Benil: Cero, nada, conjunto vacío

Uno de los conceptos más metafóricos, abstractos, ambiguos y polivalentes que manejamos a diario es el que se corresponde con el número cero. El concepto matemático en sí, se las trae, ya que simboliza un conjunto vacío, la ausencia de unidades, pero que actúa como un agujero negro que lo absorbe todo cuando aparece junto al signo de la multiplicación.

Desde el punto de vista de la física, la ausencia de algo o el vacío, en términos absolutos, no es algo que ocurra dentro de nuestro universo, aunque no sabemos si sucede lo mismo fuera. En el cosmos, siempre encontramos algo. Donde quiera que vayamos, podemos tropezarnos con la materia y la energía que conforman nuestros cuerpos y nuestro planeta, las galaxias y las constelaciones, aunque no es lo frecuente, sino más bien la excepción (un minúsculo 5%). Pero lo más probable es que encontremos energía oscura a raudales y bastante materia oscura, sin que, de momento, sepamos muy bien en qué consisten.

En nuestra cultura, el único cero absoluto que conozco es el referido a la temperatura, medida en grados Kelvin, porque los cero grados Celsius, que son los que utilizamos habitualmente, toman como valor cero el punto de congelación del agua. Y tampoco conozco ningún lugar de la Tierra donde se puedan alcanzar los -273,15 grados que representan el principio de la escala Kelvin.

Aunque más absoluto que el cero Kelvin, que nos deja un poco fríos, es el que sufre un alumno como calificación de su profesor en un examen. Este cero es un cero emocional, de los que infunden temor y marcan tanto a quien lo pone como a quien lo recibe. Incluso pasa a formar parte de la vida de ambos cuando se produce.

En general, la mayor parte de los ceros son neutros o más benévolos que el cero emocional, que se reproduce en diferentes ámbitos de la vida, como el profesional o el sentimental, pero siempre con un denominador común: se otorgan dentro de una relación de poder y resultan más subjetivos cuanto más tratan de ser revestidos de objetividad.

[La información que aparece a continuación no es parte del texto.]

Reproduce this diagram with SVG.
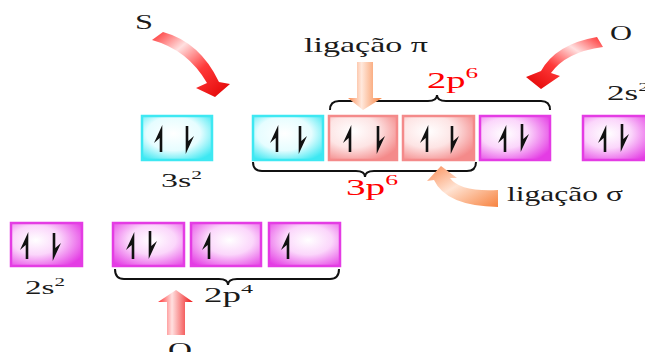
<svg xmlns="http://www.w3.org/2000/svg" width="645" height="352" viewBox="0 0 645 352">
<style>
.t{font-family:"Liberation Serif","Times New Roman",serif;fill:#1a1a1a}
.r{fill:#ff0000}
.br{fill:none;stroke:#111;stroke-width:2}
.cy{fill:url(#gCy);stroke:#3ee8f2;stroke-width:2.5}
.pk{fill:url(#gPk);stroke:#f48a8a;stroke-width:2.5}
.mg{fill:url(#gMg);stroke:#e43ce4;stroke-width:2.5}
.mg2{fill:url(#gMg2);stroke:#e43ce4;stroke-width:2.5}
.e{fill:#111}
</style>
<defs>
<radialGradient id="gCy" cx="0.45" cy="0.4" r="0.7">
<stop offset="0" stop-color="#ffffff"/><stop offset="0.55" stop-color="#e6fdff"/><stop offset="1" stop-color="#3ee8f2"/>
</radialGradient>
<radialGradient id="gPk" cx="0.35" cy="0.35" r="0.75">
<stop offset="0" stop-color="#ffffff"/><stop offset="0.5" stop-color="#fde4e4"/><stop offset="1" stop-color="#f48a8a"/>
</radialGradient>
<radialGradient id="gMg" cx="0.35" cy="0.4" r="0.75">
<stop offset="0" stop-color="#ffffff"/><stop offset="0.45" stop-color="#fbd6fb"/><stop offset="1" stop-color="#e43ce4"/>
</radialGradient>
<radialGradient id="gMg2" cx="0.55" cy="0.4" r="0.75">
<stop offset="0" stop-color="#ffffff"/><stop offset="0.45" stop-color="#fbd6fb"/><stop offset="1" stop-color="#e43ce4"/>
</radialGradient>
<linearGradient id="gRed" x1="0" y1="0" x2="1" y2="1">
<stop offset="0" stop-color="#ff2a2a"/><stop offset="0.3" stop-color="#ffe0e0"/><stop offset="0.6" stop-color="#ff3a3a"/><stop offset="1" stop-color="#e00000"/>
</linearGradient>
<linearGradient id="gRed2" x1="1" y1="0" x2="0" y2="1">
<stop offset="0" stop-color="#ff2a2a"/><stop offset="0.3" stop-color="#ffe0e0"/><stop offset="0.6" stop-color="#ff3a3a"/><stop offset="1" stop-color="#e00000"/>
</linearGradient>
<linearGradient id="gRedV" x1="0" y1="0" x2="1" y2="0">
<stop offset="0" stop-color="#ff3030"/><stop offset="0.4" stop-color="#ffe0e0"/><stop offset="1" stop-color="#ee1010"/>
</linearGradient>
<linearGradient id="gOr" x1="0" y1="0" x2="1" y2="0">
<stop offset="0" stop-color="#fa8c55"/><stop offset="0.4" stop-color="#ffe8dc"/><stop offset="1" stop-color="#f7823f"/>
</linearGradient>
<linearGradient id="gOr2" x1="0" y1="0" x2="1" y2="1">
<stop offset="0" stop-color="#fa8c55"/><stop offset="0.45" stop-color="#ffe3d3"/><stop offset="1" stop-color="#f7823f"/>
</linearGradient>
<path id="up" d="M1.3,0 L-7,18 L-1.3,13 L-1.3,27 L1.3,27 Z"/>
<path id="dn" d="M-1.3,0 L7,-18 L1.3,-13 L1.3,-28 L-1.3,-28 Z"/>
</defs>

<g id="node-3s2-S">
<rect class="cy" x="142" y="116" width="70" height="44"/>
<use href="#up" class="e" x="161" y="125"/><use href="#dn" class="e" x="187" y="154"/>
<text class="t" x="161" y="187" font-size="19" textLength="41" lengthAdjust="spacingAndGlyphs">3s<tspan font-size="12" dy="-8">2</tspan></text>
</g>
<g id="node-3p-a">
<rect class="cy" x="253" y="116" width="70" height="44"/>
<use href="#up" class="e" x="277" y="125"/><use href="#dn" class="e" x="300" y="154"/>
</g>
<g id="node-3p-b">
<rect class="pk" x="329" y="116" width="68" height="44"/>
<use href="#up" class="e" x="350" y="125"/><use href="#dn" class="e" x="378" y="154"/>
</g>
<g id="node-3p-c">
<rect class="pk" x="403" y="116" width="71" height="44"/>
<use href="#up" class="e" x="427" y="125"/><use href="#dn" class="e" x="452" y="154"/>
</g>
<g id="node-2p-O-c">
<rect class="mg" x="480" y="116" width="70" height="44"/>
<use href="#up" class="e" x="505" y="125"/><use href="#dn" class="e" x="522" y="152"/>
</g>
<g id="node-2s2-O-right">
<rect class="mg" x="583" y="116" width="70" height="44"/>
<use href="#up" class="e" x="605" y="125"/><use href="#dn" class="e" x="622" y="152"/>
<text class="t" x="607" y="100" font-size="21" textLength="42" lengthAdjust="spacingAndGlyphs">2s<tspan font-size="13" dy="-9">2</tspan></text>
</g>

<g id="node-2s2-O">
<rect class="mg" x="11" y="223" width="71" height="43"/>
<use href="#up" class="e" x="27" y="232"/><use href="#dn" class="e" x="54" y="261"/>
<text class="t" x="25" y="294" font-size="19" textLength="40" lengthAdjust="spacingAndGlyphs">2s<tspan font-size="12" dy="-8">2</tspan></text>
</g>
<g id="node-2p-1">
<rect class="mg2" x="113" y="223" width="71" height="43"/>
<use href="#up" class="e" x="133" y="232"/><use href="#dn" class="e" x="150" y="259"/>
</g>
<g id="node-2p-2">
<rect class="mg2" x="191" y="223" width="70" height="43"/>
<use href="#up" class="e" x="209" y="232"/>
</g>
<g id="node-2p-3">
<rect class="mg2" x="269" y="223" width="71" height="43"/>
<use href="#up" class="e" x="288" y="232"/>
</g>

<g id="labels">
<text class="t" x="135" y="29" font-size="20" textLength="18" lengthAdjust="spacingAndGlyphs">S</text>
<text class="t" x="610" y="40" font-size="21" textLength="22" lengthAdjust="spacingAndGlyphs">O</text>
<text class="t" x="168" y="357" font-size="21" textLength="24" lengthAdjust="spacingAndGlyphs">O</text>
<text class="t" x="304" y="52" font-size="21" textLength="124" lengthAdjust="spacingAndGlyphs">ligação π</text>
<text class="t" x="507" y="201" font-size="21" textLength="116" lengthAdjust="spacingAndGlyphs">ligação σ</text>
<text class="t r" x="427" y="88" font-size="23" textLength="51" lengthAdjust="spacingAndGlyphs">2p<tspan font-size="15" dy="-10">6</tspan></text>
<text class="t r" x="346" y="195" font-size="23" textLength="52" lengthAdjust="spacingAndGlyphs">3p<tspan font-size="15" dy="-10">6</tspan></text>
<text class="t" x="204" y="302" font-size="20" textLength="49" lengthAdjust="spacingAndGlyphs">2p<tspan font-size="13" dy="-9">4</tspan></text>
</g>

<g id="connectors">
<path class="br" d="M330,110 Q330,101 339,101 L428,101 Q437,101 437,95 Q437,101 446,101 L541,101 Q550,101 550,110"/>
<path class="br" d="M253,162 Q253,171 262,171 L356,171 Q365,171 365,177 Q365,171 374,171 L467,171 Q476,171 476,162"/>
<path class="br" d="M115,269 Q115,279 124,279 L219,279 Q228,279 228,285 Q228,279 237,279 L330,279 Q339,279 339,269"/>
<path fill="url(#gRed)" d="M152,40 Q188,50 207,83 L196,88 L215,97 L230,84 L219,82 Q200,42 163,32 Z"/>
<path fill="url(#gRed2)" d="M597,37 Q556,44 541,71 L526,77 L541,89 L560,76 L551,73 Q566,52 603,47 Z"/>
<path fill="url(#gOr)" d="M357,62 L373,62 L373,98 L382,98 L363,110 L348,98 L357,98 Z"/>
<path fill="url(#gOr2)" d="M441,166 L427,181 L434,180 Q446,206 498,207 L498,190 Q460,192 450,178 L457,178 Z"/>
<path fill="url(#gRedV)" d="M167,335 L167,302 L158,302 L176,290 L193,302 L185,302 L185,335 Z"/>
</g>
</svg>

Muchas veces hablamos de empezar desde cero, como si esto fuera posible, especialmente cuando comienza un nuevo año. Nos revestimos de buenos propósitos para los días, semanas y meses que se avecinan, olvidando el lastre del pasado, en forma de decisiones, experiencias, reflexiones, el poder del tiempo, las mentiras pronunciadas y las que nos creemos, sin menospreciar la herencia genética recibida. Un compendio que condiciona la mayor parte de nuestras capacidades desde el punto de vista individual, porque somos seres esencialmente sociales y nuestro entorno más cercano y lejano se encarga de encauzar, la mayor parte de las veces en beneficio ajeno, nuestras abrumadoras limitaciones.

Pero lo hermoso es intentarlo, querer ser diferente, querer que todo sea distinto, mejor para uno y para todos: querer cambiar. Y, para ello, nada mejor que eliminar algunos ceros de nuestras vidas, como las cero oportunidades a las que se enfrentan muchos jóvenes y no tan jóvenes, o el cero a la izquierda en que se ha convertido el autodenominado y presunto poder político.

Sin embargo, por paradógico que parezca, nuestro futuro colectivo depende de que consigamos alcanzar en un tiempo no muy lejano algunos ceros utópicos, como el referido a las emisiones de CO2, o el que resulta de restar los ingresos de los gastos necesarios para sostener un auténtico Estado del Bienestar y no el parcheado y devaluado que sufrimos actualmente en nuestro país.

Será, a partir de estos ceros, cuando podríamos comenzar a hacernos ilusiones sobre la posibilidad de construir un mundo mejor por aquí, porque en otras partes del planeta todavía hay millones de personas que viven bajo cero en derechos humanos.